Indeed, there are many people who do not want to carry the heaviest load. But I don’t think that makes a difference here.
The ‘thou shalt’ of the camel is not necessarily coming from ‘the moral God’, as you’ve been using the phrase, as a slave morality. A slave morality can after all not transform into a master morality, since it is is ones nature. Rather, the camel holds the spirit of reverence. This can be reverence of anything great, of the world, in general. The camel still sees the value of the world as outside of himself, the metamorphoses are steps into internalizing the value. The phase of the lion is where the notion of value has been internalized, but the actual substance of the world has been rejected in order to make this step. The Child merges with the world as himself. He is reconciled with the fact that what he is isn’t the whole world, but that his greatest knowledge and highest value is in his total participation. This is against the pride of the lion, who rather holds back, who holds on to the pathos of distance to secure his pride.

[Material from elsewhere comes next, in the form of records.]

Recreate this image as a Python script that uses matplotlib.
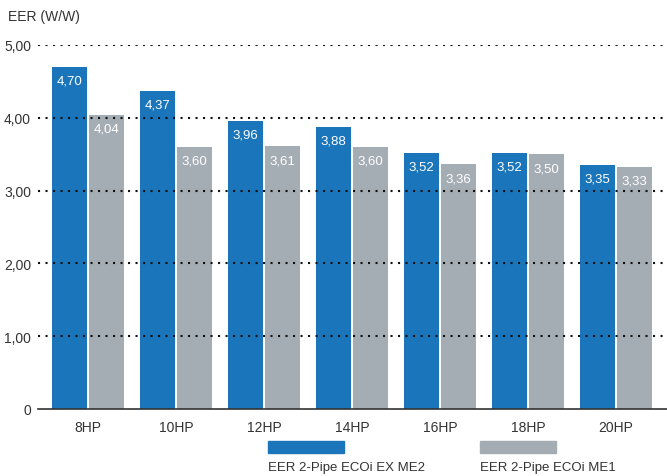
import numpy as np
import matplotlib.pyplot as plt
from matplotlib.patches import Rectangle

# -- data
models = ['8HP', '10HP', '12HP', '14HP', '16HP', '18HP', '20HP']
eer_me2 = [4.70, 4.37, 3.96, 3.88, 3.52, 3.52, 3.35]
eer_me1 = [4.04, 3.60, 3.61, 3.60, 3.36, 3.50, 3.33]
series_names = ['EER 2-Pipe ECOi EX ME2', 'EER 2-Pipe ECOi ME1']
yticks = [0, 1, 2, 3, 4, 5]
ytick_labels = ['0', '1,00', '2,00', '3,00', '4,00', '5,00']

blue = '#1a75bb'
grey = '#a5adb4'
txt = '#333333'

plt.rcParams['font.family'] = ['Liberation Sans', 'DejaVu Sans']

fig = plt.figure(figsize=(6.67, 4.77), dpi=100)
ax = fig.add_axes([38/667, 1-410/477, 629/667, 364/477])

x = np.arange(len(models))
w = 0.4
b1 = ax.bar(x - w/2 - 0.012, eer_me2, w, color=blue, zorder=2)
b2 = ax.bar(x + w/2 + 0.012, eer_me1, w, color=grey, zorder=2)

for bars, vals in ((b1, eer_me2), (b2, eer_me1)):
    for r, v in zip(bars, vals):
        ax.text(r.get_x() + r.get_width()/2, v - 0.19, f'{v:.2f}'.replace('.', ','),
                ha='center', va='center', color='white', fontsize=9.5, zorder=4)

ax.set_xlim(-0.57, 6.58)
ax.set_ylim(0, 5)
for yv in yticks[1:]:
    ax.axhline(yv, color='#111111', lw=1.5, ls=(0, (1, 2.6)), zorder=3)

ax.set_yticks(yticks)
ax.set_yticklabels(ytick_labels)
ax.set_xticks(x)
ax.set_xticklabels(models)
ax.tick_params(length=0, labelsize=10, colors=txt, pad=5)
ax.tick_params(axis='x', pad=8)
for s in ('left', 'right', 'top'):
    ax.spines[s].set_visible(False)
ax.spines['bottom'].set_color('#333333')
ax.spines['bottom'].set_linewidth(1.2)
ax.spines['bottom'].set_zorder(5)

fig.text(8/667, 1-17/477, 'EER (W/W)', fontsize=10, color=txt, va='center', ha='left')

# -- legend drawn by hand
for x0, c, name in ((268, blue, series_names[0]), (480, grey, series_names[1])):
    fig.patches.append(Rectangle((x0/667, 1-454/477), 76/667, 12/477,
                                 transform=fig.transFigure, color=c))
    fig.text(x0/667, 1-468/477, name, fontsize=9.5, color=txt, va='center', ha='left')

fig.savefig('out.png', dpi=100)
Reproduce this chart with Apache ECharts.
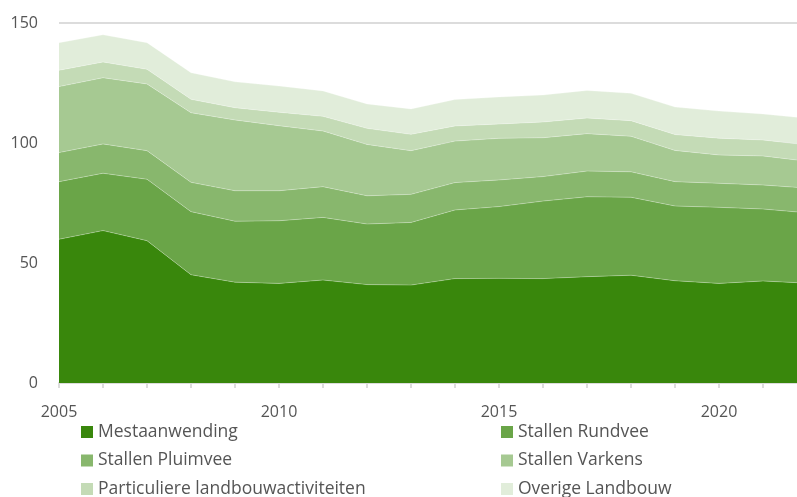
<!DOCTYPE html>
<html>
<head>
<meta charset="utf-8">
<script src="https://cdn.jsdelivr.net/npm/echarts@6/dist/echarts.min.js"></script>
<style>html,body{margin:0;padding:0;background:#fff;overflow:hidden;width:797px;height:497px}#c{width:812px;height:497px}</style>
</head>
<body>
<div id="c"></div>
<script>
const years = ['2005','2006','2007','2008','2009','2010','2011','2012','2013','2014','2015','2016','2017','2018','2019','2020','2021','2022'];
const mestaanwending = [59.9,63.5,59.3,45.1,42.0,41.5,42.9,41.0,40.8,43.5,43.6,43.5,44.3,44.9,42.6,41.5,42.5,41.6];
const stallenRundvee = [24.0,23.9,25.6,26.3,25.4,26.1,26.1,25.25,26.1,28.6,29.9,32.3,33.3,32.5,31.15,31.7,30.0,29.3];
const stallenPluimvee = [12.1,12.2,11.9,12.2,12.7,12.5,12.8,11.75,11.7,11.4,11.1,10.2,10.7,10.6,10.15,10.0,10.0,10.3];
const stallenVarkens = [27.5,27.6,27.8,29.0,29.5,27.1,23.2,21.4,18.2,17.3,17.35,16.2,15.6,14.8,13.0,11.8,12.1,11.2];
const particuliere = [6.8,6.55,6.1,5.6,5.1,5.6,6.1,6.7,6.8,6.3,5.95,6.55,6.5,6.5,6.6,7.0,6.65,6.8];
const overige = [11.5,11.35,11.1,11.1,10.8,10.95,10.6,10.15,10.6,11.0,11.3,11.25,11.5,11.4,11.5,11.3,10.85,11.1];
const seriesNames = ['Mestaanwending','Stallen Rundvee','Stallen Pluimvee','Stallen Varkens','Particuliere landbouwactiviteiten','Overige Landbouw'];
const yTicks = [0,50,100,150];

const colors = ['#39870c','#6aa548','#88b76d','#a6c992','#c4dbb6','#e1edda'];
const values = [mestaanwending,stallenRundvee,stallenPluimvee,stallenVarkens,particuliere,overige];
const FONT = '"Open Sans", sans-serif';
const legendPos = [[81,423],[501,423],[81,451.5],[501,451.5],[81,480],[501,480]];
const chart = echarts.init(document.getElementById('c'), null, {renderer:'canvas'});
chart.setOption({
  animation:false,
  color: colors,
  grid:{left:59, right:5, top:23, bottom:114, containLabel:false},
  xAxis:{
    type:'category', data:years, boundaryGap:false,
    axisLine:{show:true, lineStyle:{color:'#dcdcdc', width:2}},
    axisTick:{show:true, length:5, interval:0, lineStyle:{color:'#dcdcdc', width:2}},
    splitLine:{show:false},
    axisLabel:{margin:21, color:'#555', fontSize:16, fontFamily:FONT,
      interval:(idx, val) => Number(val) % 5 === 0}
  },
  yAxis:{
    type:'value', min:yTicks[0], max:yTicks[yTicks.length-1], interval:50,
    axisLine:{show:false}, axisTick:{show:false},
    splitLine:{show:true, lineStyle:{color:'#dcdcdc', width:2}},
    axisLabel:{margin:21, color:'#555', fontSize:16, fontFamily:FONT}
  },
  legend: seriesNames.map((name,i)=>({
    left:legendPos[i][0], top:legendPos[i][1], padding:0,
    itemWidth:12, itemHeight:12, itemGap:5, icon:'rect',
    data:[name],
    textStyle:{color:'#555', fontSize:17.5, fontFamily:FONT}
  })),
  series: seriesNames.map((name,i)=>({
    name, type:'line', stack:'total', symbol:'none',
    data: values[i],
    lineStyle:{width:0.6, color:'rgba(255,255,255,0.45)'},
    areaStyle:{color:colors[i], opacity:1},
    itemStyle:{color:colors[i]}
  }))
});
</script>
</body>
</html>
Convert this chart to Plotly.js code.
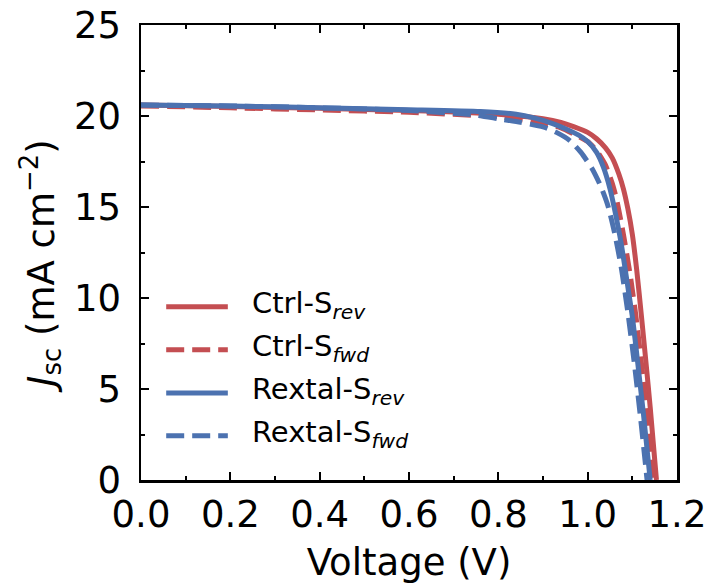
<!DOCTYPE html>
<html>
<head>
<meta charset="utf-8">
<script src="https://cdn.plot.ly/plotly-3.0.1.min.js"></script>
<style>
  html, body { margin: 0; padding: 0; background: #fff; }
  #chart { width: 712px; height: 587px; }
</style>
</head>
<body>
<div id="chart"></div>
<script>
// J-V curves, reverse and forward scans for the two device types
const ctrlRevV = [0, 0.2, 0.4, 0.6, 0.8, 0.9, 0.94, 0.97, 1.0, 1.02, 1.04, 1.055, 1.07, 1.08, 1.09, 1.10, 1.11, 1.12, 1.13, 1.14, 1.154];
const ctrlRevJ = [20.6, 20.52, 20.42, 20.3, 20.1, 19.85, 19.65, 19.4, 19.1, 18.75, 18.25, 17.7, 16.8, 16.0, 14.9, 13.5, 11.5, 9.1, 6.6, 4.0, 0];

const ctrlFwdV = [0, 0.2, 0.4, 0.6, 0.8, 0.9, 0.94, 0.97, 1.0, 1.02, 1.04, 1.055, 1.065, 1.08, 1.095, 1.108, 1.12, 1.132, 1.147];
const ctrlFwdJ = [20.55, 20.45, 20.33, 20.2, 19.95, 19.6, 19.35, 19.0, 18.6, 18.1, 17.3, 16.3, 15.4, 13.5, 11.3, 9.0, 6.5, 3.7, 0];

const rextalRevV = [0, 0.2, 0.4, 0.6, 0.76, 0.84, 0.88, 0.92, 0.95, 0.98, 1.0, 1.02, 1.035, 1.05, 1.06, 1.075, 1.09, 1.101, 1.115, 1.125, 1.14];
const rextalRevJ = [20.6, 20.55, 20.45, 20.35, 20.25, 20.1, 19.9, 19.6, 19.3, 18.95, 18.6, 18.0, 17.2, 16.0, 14.9, 13.0, 10.6, 8.8, 5.8, 3.6, 0];

const rextalFwdV = [0, 0.2, 0.4, 0.6, 0.75, 0.8, 0.85, 0.9, 0.93, 0.96, 0.985, 1.01, 1.03, 1.045, 1.06, 1.075, 1.09, 1.105, 1.118, 1.133];
const rextalFwdJ = [20.6, 20.55, 20.45, 20.3, 20.05, 19.85, 19.65, 19.4, 19.1, 18.65, 18.0, 17.1, 16.1, 15.1, 13.6, 11.7, 9.2, 6.3, 3.5, 0];

const seriesNames = ['Ctrl-S<sub><i>rev</i></sub>', 'Ctrl-S<sub><i>fwd</i></sub>',
                     'Rextal-S<sub><i>rev</i></sub>', 'Rextal-S<sub><i>fwd</i></sub>'];

const xTitle = 'Voltage (V)';
const yTitle = '<i>J</i><sub>sc</sub> (mA cm<sup>−2</sup>)';

const RED = '#C44E52';
const BLUE = '#4C72B0';
const LW = 5;
const DASH = '18px,8px';
const FONT = 'DejaVu Sans, sans-serif';

const styles = [
  { color: RED, dash: 'solid' },
  { color: RED, dash: DASH },
  { color: BLUE, dash: 'solid' },
  { color: BLUE, dash: DASH }
];
const xs = [ctrlRevV, ctrlFwdV, rextalRevV, rextalFwdV];
const ys = [ctrlRevJ, ctrlFwdJ, rextalRevJ, rextalFwdJ];

const traces = xs.map((x, i) => ({
  x: x, y: ys[i], type: 'scatter', mode: 'lines', name: seriesNames[i],
  line: { color: styles[i].color, width: LW, dash: styles[i].dash, shape: 'spline', smoothing: 0.6 },
  showlegend: false
}));

// hand-placed legend (longer line samples than the built-in one)
const legendY = [0.381, 0.286, 0.191, 0.097];
const shapes = [];
const annotations = [];
legendY.forEach((y, i) => {
  shapes.push({
    type: 'line', xref: 'paper', yref: 'paper',
    x0: 0.047, x1: 0.162, y0: y, y1: y,
    line: { color: styles[i].color, width: LW, dash: styles[i].dash }
  });
  annotations.push({
    xref: 'paper', yref: 'paper', x: 0.204, y: y, xanchor: 'left', yanchor: 'middle',
    yshift: 2, text: seriesNames[i], showarrow: false,
    font: { family: FONT, size: 29, color: '#000' }
  });
});

// y-axis title placed as a rotated annotation
annotations.push({
  xref: 'paper', yref: 'paper', x: -0.188, y: 0.47, xanchor: 'center', yanchor: 'middle',
  textangle: -90, text: yTitle, showarrow: false,
  font: { family: FONT, size: 37, color: '#000' }
});

const axisCommon = {
  showgrid: false, zeroline: false,
  showline: true, linecolor: '#000', linewidth: 2.5, mirror: 'ticks',
  ticks: 'inside', ticklen: 8, tickwidth: 2, tickcolor: '#000',
  tickfont: { family: FONT, size: 37, color: '#000' }
};

const layout = {
  width: 712, height: 587,
  margin: { l: 141, r: 35, t: 25, b: 107 },
  paper_bgcolor: '#fff', plot_bgcolor: '#fff',
  font: { family: FONT, color: '#000' },
  xaxis: Object.assign({}, axisCommon, {
    range: [0, 1.2], dtick: 0.2, tickformat: '.1f',
    minor: { dtick: 0.1, ticks: 'inside', ticklen: 4, tickwidth: 2, tickcolor: '#000' },
    title: { text: xTitle, font: { family: FONT, size: 37, color: '#000' }, standoff: 14 }
  }),
  yaxis: Object.assign({}, axisCommon, {
    range: [0, 25], dtick: 5, ticklabelstandoff: 10,
    minor: { dtick: 2.5, ticks: 'inside', ticklen: 4, tickwidth: 2, tickcolor: '#000' }
  }),
  shapes: shapes,
  annotations: annotations,
  showlegend: false
};

Plotly.newPlot('chart', traces, layout, { staticPlot: true, displayModeBar: false });
</script>
</body>
</html>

the Child sees not difference between him and the world - his pride is not in his superiority over the world, his pride is like a sun, his pride is not in his roar, but shows only in the clarity and strength of his deeds.
Firstly, what makes you extend the notion of the dragon to a kind of internal demon of the lion? I can not find reason for this in what you quoted or highlighted. But, assuming that there is reason for this, to answer the question: because the spirit is overtaken by the spirit of lightness. The dragon just vanishes, if the spirit is fortunate (well-constituted) as its work is done. It is only a relatively ill-constituted spirit, which may account for the majority at the stage of the Lion, that holds on to the dragon, because the inner dragon, or inner demon, or forceful virtue, seems to the spirit to be the power of the spirit itself.
I don’t see that Nietzsche has replaced it - to me they are different passages, with different meanings.
The meaning may correlate in part, sure, and it is possible that what you quote here has sprung from the thought in the note. But the note is the topic, and I think it describes himself. Perhaps he ‘replaced’ (falsified) it later because he was fearful of what he saw.